This article is written on certain assumptions. Explicitly these are that Labour comes to power in the latter half of 1964, and that it does not before the election add significantly to the sketch of its economic programme in Signposts for the Sixties and in recent speeches by Harold Wilson. The object of the article is to explain as realistically as possible what sort of an economy, and economic situation, Labour will inherit. Beyond that it attempts from the left, from a socialist position, to argue what the Labour government should be trying to achieve, what sort of measures and control techniques this would imply, and what problems would be likely to be encountered en route.

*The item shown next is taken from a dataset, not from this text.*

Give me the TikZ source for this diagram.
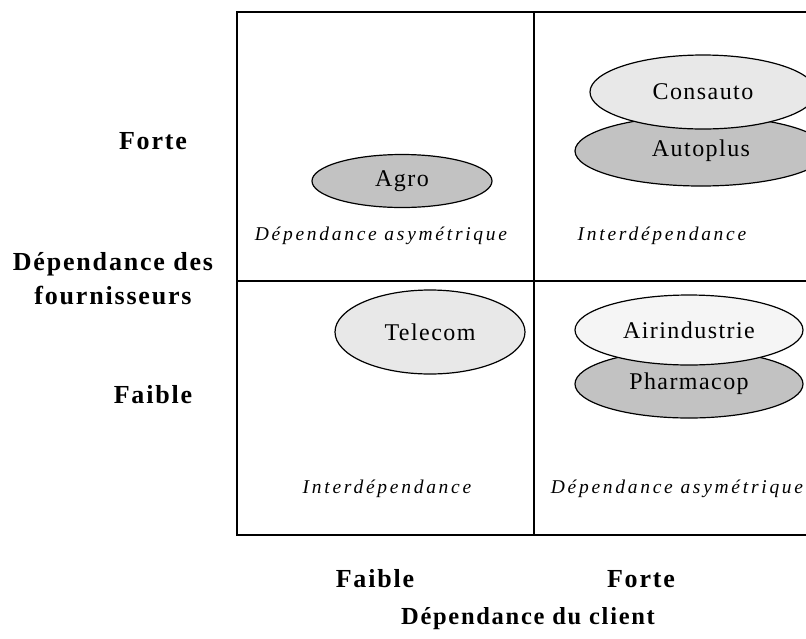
\documentclass[tikz,border=0pt]{standalone}
\usepackage{fontspec}
\setmainfont{Liberation Serif}
\newfontfamily\axisfont[LetterSpace=7]{Liberation Serif}
\newfontfamily\zonefont[LetterSpace=14]{Liberation Serif}
\newfontfamily\firmfont[LetterSpace=6]{Liberation Serif}
\usetikzlibrary{shapes.geometric}
\definecolor{darkfill}{gray}{0.76}
\definecolor{lightfill}{gray}{0.91}
\definecolor{palefill}{gray}{0.96}
\tikzset{
  firm/.style={ellipse, draw=black, line width=1.2pt, inner sep=0pt, font=\firmfont\fontsize{24}{27}\selectfont},
  axislabel/.style={anchor=base, inner sep=0pt, font=\axisfont\bfseries\fontsize{26}{30}\selectfont},
  zonelabel/.style={anchor=base, inner sep=0pt, font=\zonefont\itshape\fontsize{19.5}{23}\selectfont},
  gridline/.style={line width=2.6pt, line cap=rect}
}
\begin{document}
\begin{tikzpicture}[x=1pt, y=-1pt]
\useasboundingbox (0,0) rectangle (806,638);
\clip (0,0) rectangle (806,638);
% grid
\draw[gridline] (237,12) -- (830,12);
\draw[gridline] (237,12) -- (237,535) -- (830,535);
\draw[gridline] (534,12) -- (534,535);
\draw[gridline] (237,281) -- (830,281);
% firms
\node[firm, fill=darkfill, minimum width=180pt, minimum height=53pt] (agro) at (402,181) {Agro};
\node[firm, fill=lightfill, minimum width=190pt, minimum height=84pt] (telecom) at (430,332) {Telecom};
\node[firm, fill=darkfill, minimum width=252pt, minimum height=70pt] (autoplus) at (701,151) {Autoplus};
\node[firm, fill=lightfill, minimum width=226pt, minimum height=74pt] (consauto) at (703,92) {Consauto};
\node[firm, fill=darkfill, minimum width=228pt, minimum height=68pt] (pharmacop) at (689,384) {Pharmacop};
\node[firm, fill=palefill, minimum width=228pt, minimum height=70pt] (airind) at (689,330) {Airindustrie};
% zone labels
\node[zonelabel] (z1) at (381,240) {Dépendance asymétrique};
\node[zonelabel] (z2) at (662,240) {Interdépendance};
\node[zonelabel] (z3) at (387,493) {Interdépendance};
\node[zonelabel] (z4) at (677,493) {Dépendance asymétrique};
% axis labels
\node[axislabel] (yhigh) at (153,149) {Forte};
\node[axislabel] (ytitle1) at (113,270) {Dépendance des};
\node[axislabel] (ytitle2) at (113,304) {fournisseurs};
\node[axislabel] (ylow) at (153,403) {Faible};
\node[axislabel] (xlow) at (375,587) {Faible};
\node[axislabel] (xhigh) at (641,587) {Forte};
\node[axislabel, font=\axisfont\bfseries\fontsize{24.5}{28}\selectfont] (xtitle) at (528,624) {Dépendance du client};
\end{tikzpicture}
\end{document}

If reality turns out differently the writer will be disappointed but not surprised. If the Left disagrees with his approach, at least we can thereby start discussion of what exactly is involved in a serious attempt in current economic and political conditions to push towards a socialized economy.
The article in nlr 21, ‘The British Economy: Crisis and Structural Change’, was intended as a preparation for this present article. It set out the main features of the changes affecting the British economy in recent years; it is therefore not necessary to repeat the exposition here, but it is perhaps useful to reiterate the main themes. These were that a review of the economy as it has developed during and since the 1950’s showed:
1. A clearly marked cycle of production and demand operating with unusual features over approximately five year periods.
2. A persistent pressure for redistribution of income in favour of property, based not only on market exploitation but on the political dominance of property interest as well.
(These two headings are the key to understanding the marked price rises of the period.)
3. Long-term structural changes in Britain’s international trade, particularly those stemming from her erstwhile imperial position.